I thought I'd share these because they are interesting character traits--characters like in my writing, not like in real life. Who cares about real life? :)
And Penny here from the iPad, so you'll not be getting any pictures from me today!
Myths about Introverts!
Myth #1 – Introverts don’t like to talk.
This is not true. Introverts just don’t talk unless they have something to say. They hate small talk. Get an introvert talking about something they are interested in, and they won’t shut up for days.
Myth #2 – Introverts are shy.
Shyness has nothing to do with being an Introvert. Introverts are not necessarily afraid of people. What they need is a reason to interact. They don’t interact for the sake of interacting. If you want to talk to an Introvert, just start talking. Don’t worry about being polite.
Myth #3 – Introverts are rude.
Introverts often don’t see a reason for beating around the bush with social pleasantries. They want everyone to just be real and honest. Unfortunately, this is not acceptable in most settings, so Introverts can feel a lot of pressure to fit in, which they find exhausting.
Myth #4 – Introverts don’t like people.
On the contrary, Introverts intensely value the few friends they have. They can count their close friends on one hand. If you are lucky enough for an introvert to consider you a friend, you probably have a loyal ally for life. Once you have earned their respect as being a person of substance, you’re in.
Myth #5 – Introverts don’t like to go out in public.
Nonsense. Introverts just don’t like to go out in public FOR AS LONG. They also like to avoid the complications that are involved in public activities. They take in data and experiences very quickly, and as a result, don’t need to be there for long to “get it.” They’re ready to go home, recharge, and process it all. In fact, recharging is absolutely crucial for Introverts.
Myth #6 – Introverts always want to be alone.
Introverts are perfectly comfortable with their own thoughts. They think a lot. They daydream. They like to have problems to work on, puzzles to solve. But they can also get incredibly lonely if they don’t have anyone to share their discoveries with. They crave an authentic and sincere connection with ONE PERSON at a time.
Myth #7 – Introverts are weird.
Introverts are often individualists. They don’t follow the crowd. They’d prefer to be valued for their novel ways of living. They think for themselves and because of that, they often challenge the norm. They don’t make most decisions based on what is popular or trendy.

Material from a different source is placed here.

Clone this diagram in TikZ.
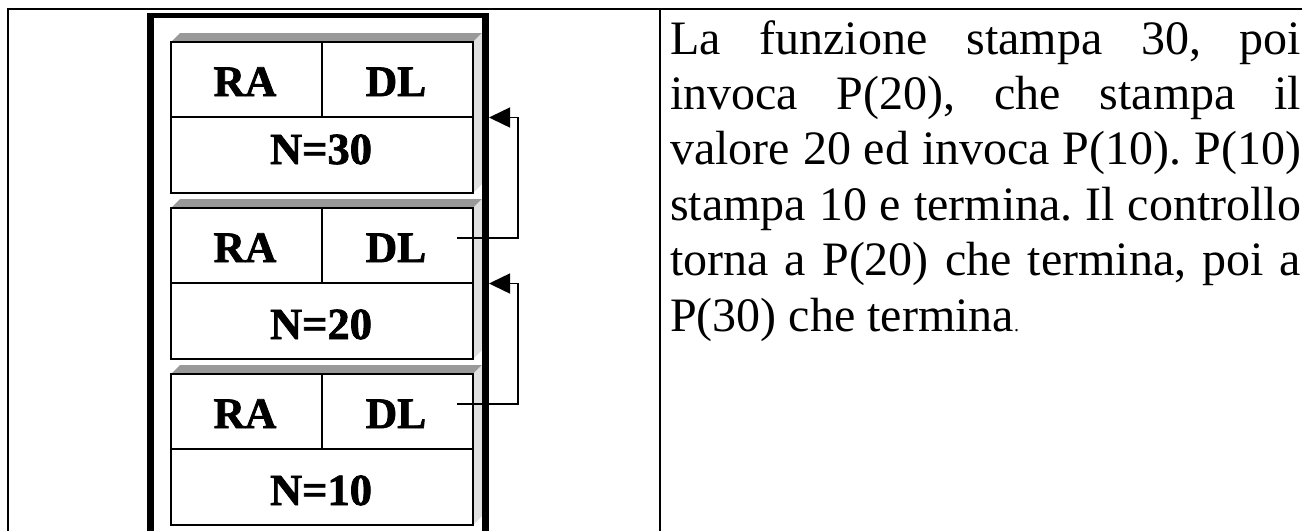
\documentclass[tikz,border=0pt]{standalone}
\usepackage{fontspec}
\setmainfont{Liberation Serif}
\newfontfamily\heavyserif{Liberation Serif}[BoldFeatures={FakeBold=1.6}]
\usetikzlibrary{arrows.meta}

\tikzset{
  grid line/.style={line width=2.2pt, black},
  topface/.style={fill=black!40},
  sideface/.style={fill=black!12},
  framebox/.style={draw=black, line width=1.6pt, fill=white, inner sep=0pt,
                   minimum width=302pt, minimum height=151pt},
  cell line/.style={line width=1.6pt, black},
  cell label/.style={anchor=base, inner sep=0pt,
                     font=\heavyserif\bfseries\fontsize{43.5}{45}\selectfont},
  value label/.style={anchor=base, inner sep=0pt,
                      font=\heavyserif\bfseries\fontsize{44.5}{46}\selectfont},
  link/.style={line width=1.5pt, black,
               -{Triangle[length=21pt, width=20pt]}},
}

\begin{document}
\begin{tikzpicture}[x=1pt, y=-1pt]
  \useasboundingbox (0,0) rectangle (1302,531);

  % table rules
  \draw[grid line] (8,531) -- (8,9) -- (1302,9);
  \draw[line width=2pt] (660,9) -- (660,531);

  % activation records, one per call
  \foreach \t/\v/\n/\k in {42/30/122/1, 208/20/131/2, 374/10/131/3} {
    \fill[topface] (171,\t) -- (180,\t-9) -- (482,\t-9) -- (473,\t) -- cycle;
    \fill[sideface] (473,\t) -- (482,\t-9) -- (482,\t+142) -- (473,\t+151) -- cycle;
    \node[framebox] (box\k) at (322,\t+75.5) {};
    \draw[cell line] (171,\t+75) -- (473,\t+75);
    \draw[cell line] (322,\t) -- (322,\t+75);
    \node[cell label] (ra\k) at (245,\t+54) {RA};
    \node[cell label] (dl\k) at (396,\t+54) {DL};
    \node[value label] (n\k) at (321,\t+\n) {N=\v};
  }

  % stack frame
  \fill (147,13) rectangle (489,18);
  \fill (147,13) rectangle (154,531);
  \fill (482,13) rectangle (489,531);

  % dynamic links
  \coordinate (from2) at (457,238);
  \coordinate (to1) at (489,117.5);
  \coordinate (from3) at (457,404);
  \coordinate (to2) at (489,283.5);
  \draw[link] (from2) -- ++(61,0) |- (to1);
  \draw[link] (from3) -- ++(61,0) |- (to2);

  % explanation
  \node[anchor=base west, inner sep=0pt] (desc) at (670,54) {%
    \parbox[t]{631pt}{\fontsize{48}{55.4}\selectfont\frenchspacing
      \tolerance=10000\hbadness=10000\noindent
      La funzione stampa 30, poi\linebreak
      invoca P(20), che stampa il\linebreak
      valore 20 ed invoca P(10). P(10)\linebreak
      stampa 10 e termina. Il controllo\linebreak
      torna a P(20) che termina, poi a\linebreak
      P(30) che termina{\fontsize{20}{20}\selectfont.}}};
\end{tikzpicture}
\end{document}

Myth #8 – Introverts are aloof nerds.
Introverts are people who primarily look inward, paying close attention to their thoughts and emotions. It’s not that they are incapable of paying attention to what is going on around them, it’s just that their inner world is much more stimulating and rewarding to them.

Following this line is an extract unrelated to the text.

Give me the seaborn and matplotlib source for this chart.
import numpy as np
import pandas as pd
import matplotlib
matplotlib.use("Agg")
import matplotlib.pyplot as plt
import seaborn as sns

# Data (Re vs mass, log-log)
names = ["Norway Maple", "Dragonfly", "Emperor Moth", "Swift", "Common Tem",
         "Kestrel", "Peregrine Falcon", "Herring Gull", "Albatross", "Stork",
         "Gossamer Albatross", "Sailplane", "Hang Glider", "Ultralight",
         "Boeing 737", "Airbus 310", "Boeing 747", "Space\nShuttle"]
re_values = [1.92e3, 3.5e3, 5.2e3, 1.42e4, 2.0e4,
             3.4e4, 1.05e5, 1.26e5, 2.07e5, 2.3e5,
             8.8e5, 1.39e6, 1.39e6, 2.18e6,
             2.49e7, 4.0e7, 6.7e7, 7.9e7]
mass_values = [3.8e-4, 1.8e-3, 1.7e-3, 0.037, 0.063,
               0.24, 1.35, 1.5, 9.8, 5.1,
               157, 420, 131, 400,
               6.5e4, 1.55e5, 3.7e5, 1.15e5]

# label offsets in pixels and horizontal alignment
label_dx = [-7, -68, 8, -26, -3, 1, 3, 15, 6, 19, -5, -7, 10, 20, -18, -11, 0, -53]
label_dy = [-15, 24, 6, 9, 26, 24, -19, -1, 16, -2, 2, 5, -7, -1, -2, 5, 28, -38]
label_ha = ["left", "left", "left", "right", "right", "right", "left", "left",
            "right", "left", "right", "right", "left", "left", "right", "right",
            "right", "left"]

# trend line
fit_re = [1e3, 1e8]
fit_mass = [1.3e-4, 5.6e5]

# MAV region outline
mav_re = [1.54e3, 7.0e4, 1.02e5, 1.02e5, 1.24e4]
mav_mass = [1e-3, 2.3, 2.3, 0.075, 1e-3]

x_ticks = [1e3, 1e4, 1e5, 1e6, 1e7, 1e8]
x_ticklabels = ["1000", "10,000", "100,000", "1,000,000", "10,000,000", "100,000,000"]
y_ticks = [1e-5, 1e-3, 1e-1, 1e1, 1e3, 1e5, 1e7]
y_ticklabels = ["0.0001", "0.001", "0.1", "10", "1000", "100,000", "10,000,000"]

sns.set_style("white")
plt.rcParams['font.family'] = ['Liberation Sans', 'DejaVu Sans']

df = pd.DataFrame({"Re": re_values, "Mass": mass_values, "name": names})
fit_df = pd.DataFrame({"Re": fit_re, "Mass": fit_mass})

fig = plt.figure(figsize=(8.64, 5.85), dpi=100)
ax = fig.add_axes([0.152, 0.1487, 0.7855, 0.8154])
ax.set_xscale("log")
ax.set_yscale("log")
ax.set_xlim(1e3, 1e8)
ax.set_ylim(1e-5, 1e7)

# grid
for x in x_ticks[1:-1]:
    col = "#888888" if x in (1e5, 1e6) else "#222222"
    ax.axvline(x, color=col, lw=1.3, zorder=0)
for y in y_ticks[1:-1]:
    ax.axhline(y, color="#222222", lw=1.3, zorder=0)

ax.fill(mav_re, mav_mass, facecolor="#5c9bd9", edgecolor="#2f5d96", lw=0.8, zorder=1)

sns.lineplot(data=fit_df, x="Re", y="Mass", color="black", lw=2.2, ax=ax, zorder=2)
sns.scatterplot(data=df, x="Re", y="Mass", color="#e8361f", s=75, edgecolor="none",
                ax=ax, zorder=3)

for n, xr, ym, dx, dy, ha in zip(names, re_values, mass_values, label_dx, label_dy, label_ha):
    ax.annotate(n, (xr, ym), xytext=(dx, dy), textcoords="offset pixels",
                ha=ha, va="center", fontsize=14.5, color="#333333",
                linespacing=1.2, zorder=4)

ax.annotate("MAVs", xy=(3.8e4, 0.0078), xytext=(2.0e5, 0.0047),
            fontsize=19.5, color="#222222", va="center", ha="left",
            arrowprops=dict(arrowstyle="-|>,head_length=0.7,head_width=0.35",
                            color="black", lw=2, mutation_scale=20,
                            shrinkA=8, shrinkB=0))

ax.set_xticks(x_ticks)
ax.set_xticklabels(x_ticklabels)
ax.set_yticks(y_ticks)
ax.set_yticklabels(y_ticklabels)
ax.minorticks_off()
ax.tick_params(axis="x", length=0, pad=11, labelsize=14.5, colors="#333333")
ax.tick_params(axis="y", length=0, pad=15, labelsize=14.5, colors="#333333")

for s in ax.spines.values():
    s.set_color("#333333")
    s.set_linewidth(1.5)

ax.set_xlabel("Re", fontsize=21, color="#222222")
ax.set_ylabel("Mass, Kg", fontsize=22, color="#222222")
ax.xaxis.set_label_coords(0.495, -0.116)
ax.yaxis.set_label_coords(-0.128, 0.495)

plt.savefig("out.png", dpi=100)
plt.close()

Myth #9 – Introverts don’t know how to relax and have fun.
Introverts typically relax at home or in nature, not in busy public places. Introverts are not thrill seekers and adrenaline junkies. If there is too much talking and noise going on, they shut down. Their brains are too sensitive to the neurotransmitter called Dopamine. Introverts and Extroverts have different dominant neuro-pathways. Just look it up.
Myth #10 – Introverts can fix themselves and become Extroverts.

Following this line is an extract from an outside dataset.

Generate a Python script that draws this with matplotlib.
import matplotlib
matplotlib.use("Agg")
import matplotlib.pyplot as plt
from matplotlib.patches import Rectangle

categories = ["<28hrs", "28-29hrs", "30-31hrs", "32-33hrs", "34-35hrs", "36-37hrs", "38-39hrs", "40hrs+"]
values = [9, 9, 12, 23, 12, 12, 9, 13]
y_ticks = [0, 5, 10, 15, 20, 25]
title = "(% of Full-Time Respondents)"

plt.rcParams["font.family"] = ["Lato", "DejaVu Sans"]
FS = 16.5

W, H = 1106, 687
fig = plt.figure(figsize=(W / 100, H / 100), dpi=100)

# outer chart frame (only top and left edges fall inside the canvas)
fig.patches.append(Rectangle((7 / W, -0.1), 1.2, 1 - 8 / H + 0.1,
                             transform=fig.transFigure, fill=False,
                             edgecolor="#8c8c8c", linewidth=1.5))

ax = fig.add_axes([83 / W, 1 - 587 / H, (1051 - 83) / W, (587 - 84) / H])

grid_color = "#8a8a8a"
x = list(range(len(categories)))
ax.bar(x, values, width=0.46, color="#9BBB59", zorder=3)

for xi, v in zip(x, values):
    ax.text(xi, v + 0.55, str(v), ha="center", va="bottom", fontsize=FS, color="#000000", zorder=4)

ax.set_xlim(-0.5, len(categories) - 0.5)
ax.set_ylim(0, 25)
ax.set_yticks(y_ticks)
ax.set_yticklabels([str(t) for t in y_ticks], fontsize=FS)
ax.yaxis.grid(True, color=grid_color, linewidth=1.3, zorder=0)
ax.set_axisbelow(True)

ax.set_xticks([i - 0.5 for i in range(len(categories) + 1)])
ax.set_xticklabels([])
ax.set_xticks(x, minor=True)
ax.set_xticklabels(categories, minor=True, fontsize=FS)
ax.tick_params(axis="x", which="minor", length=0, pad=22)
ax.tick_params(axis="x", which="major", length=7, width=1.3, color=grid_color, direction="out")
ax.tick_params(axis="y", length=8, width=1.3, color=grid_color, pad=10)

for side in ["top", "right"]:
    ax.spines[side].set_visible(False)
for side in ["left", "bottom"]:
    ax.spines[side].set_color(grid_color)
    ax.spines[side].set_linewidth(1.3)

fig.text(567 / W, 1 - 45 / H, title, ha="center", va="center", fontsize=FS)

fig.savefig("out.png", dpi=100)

A world without Introverts would be a world with few scientists, musicians, artists, poets, filmmakers, doctors, mathematicians, writers, and philosophers. That being said, there are still plenty of techniques an Extrovert can learn in order to interact with Introvert. Introverts cannot “fix themselves” and deserve respect for their natural temperament and contributions to the human race. In fact, one study (Silverman, 1986) showed that the percentage of Introverts increases with IQ.
Penny here again.
I thought I'd share these because they are interesting character traits--characters like in my writing, not like in real life. Who cares about real life? :)
And Penny here from the iPad, so you'll not be getting any pictures from me today!